Angry Birds video game the inspiration for two 11-year-olds who won science award

Students exploring toys invented for the 20th Sony Creative Science Award at the Science Centre. The competition encourages toy inventions that utilise science, technology, engineering and mathematics principles.
Students exploring toys invented for the 20th Sony Creative Science Award at the Science Centre. The competition encourages toy inventions that utilise science, technology, engineering and mathematics principles.ST PHOTO: NG SOR LUAN

When trying to come up with a concept for a science project, 11-year-olds Nicole Tan and Rachel Toh looked to one of their favourite video games for inspiration: Angry Birds.

Noticing that the game was a good demonstration of kinetic energy and physics at work, they devised a toy that would demonstrate energy using ping pong balls to approximate the grumpy fowl. Using catapults, players would shoot the balls at targets and this would trigger a chain reaction of lights and sounds.

Said Nicole: "We were playing Angry Birds inside this (arcade) machine, but it didn't dispense anything, so we had an idea to improve on this and make a toy where you have to earn things to get a prize."

The toy - which Nicole and Rachel named Funatron - won first place in the Whizkid category for the 2017 Sony Creative Science Award (SCSA) on Thursday (Aug 3).

This year marks the 20th edition of this toy-making competition, jointly organised by the Science Centre Singapore and the Sony Group of Companies in Singapore, and supported by the Ministry of Education. SCSA is the largest toy competition in Singapore for primary school students and encourages toy inventions that utilise science, technology, engineering and mathematics principles.

Minister of Education (Schools) Ng Chee Meng attended this event as guest of honour, and addressed the crowd of students, teachers, and parents. "It is refreshing to see the creative talents of young children surface for us to enjoy. Through these children, we see the bright future of Singapore," he said.

He also stressed the importance of learning beyond the classroom.

"Foundational learning in our school system today is a good launchpad, but it is insufficient. Applied learning is a good tool to energise our students' creative energies so they can meet the challenges of an uncertain world ahead," he said, urging students to continue using their imagination. "Go chase your rainbows."

This year, SCSA received 4,300 entries from 99 schools, more than twice the amount of entries received when the competition started in 1998.

Science Centre Singapore chief executive Lim Tit Meng told The Straits Times that over the years, there has not only been an increase in entries but also an increase in the variety, concept and ideas of these entries.

He highlighted the importance of focusing on primary school students.
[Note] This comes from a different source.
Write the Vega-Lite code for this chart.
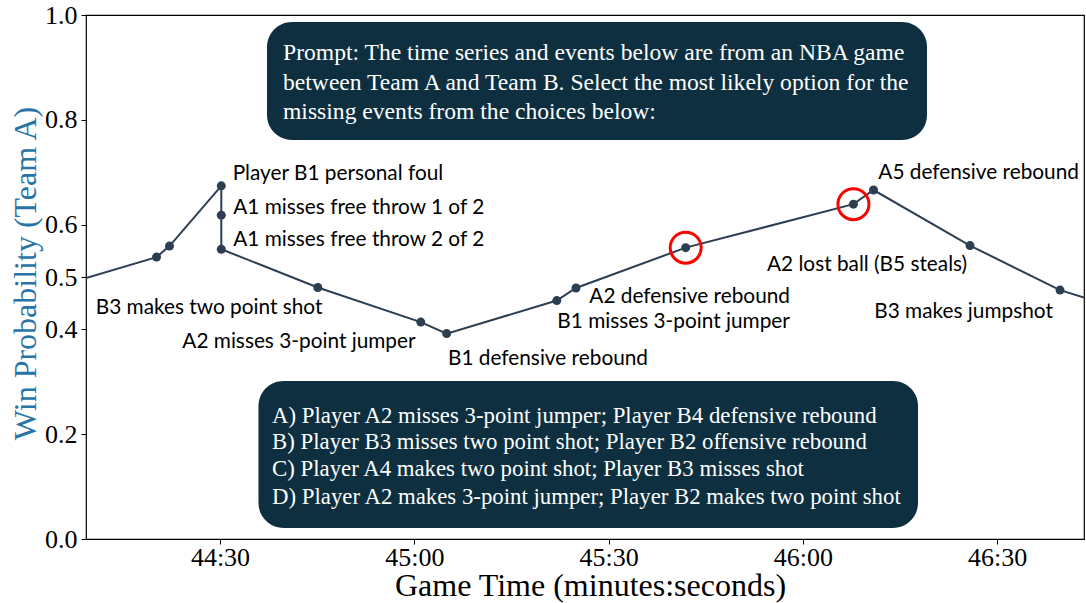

"All kids are born wanting to inquire, investigate and innovate. Primary school students still have that in them and we want to encourage and nurture this," he said.

Other winners at the awards were 10-year-olds Goh Chen Yu and Yap Leia and 8-year-old Yap Jyan.

Chen Yu made a magnetic model that turns caterpillars into butterflies called Where Has My Caterpillar Gone?, while the Yap siblings' invention was a lava lamp-like device called Mix Me If You Can, that demonstrates the effects of mixing different elements.

The top three winners of the Whizkid and Scizkid categories will attend a sponsored trip to Japan to visit educational facilities and attend a workshop with Japanese students.

"This whole process has been very satisfying. In the future, I want to contribute to society through creative thinking," said Rachel.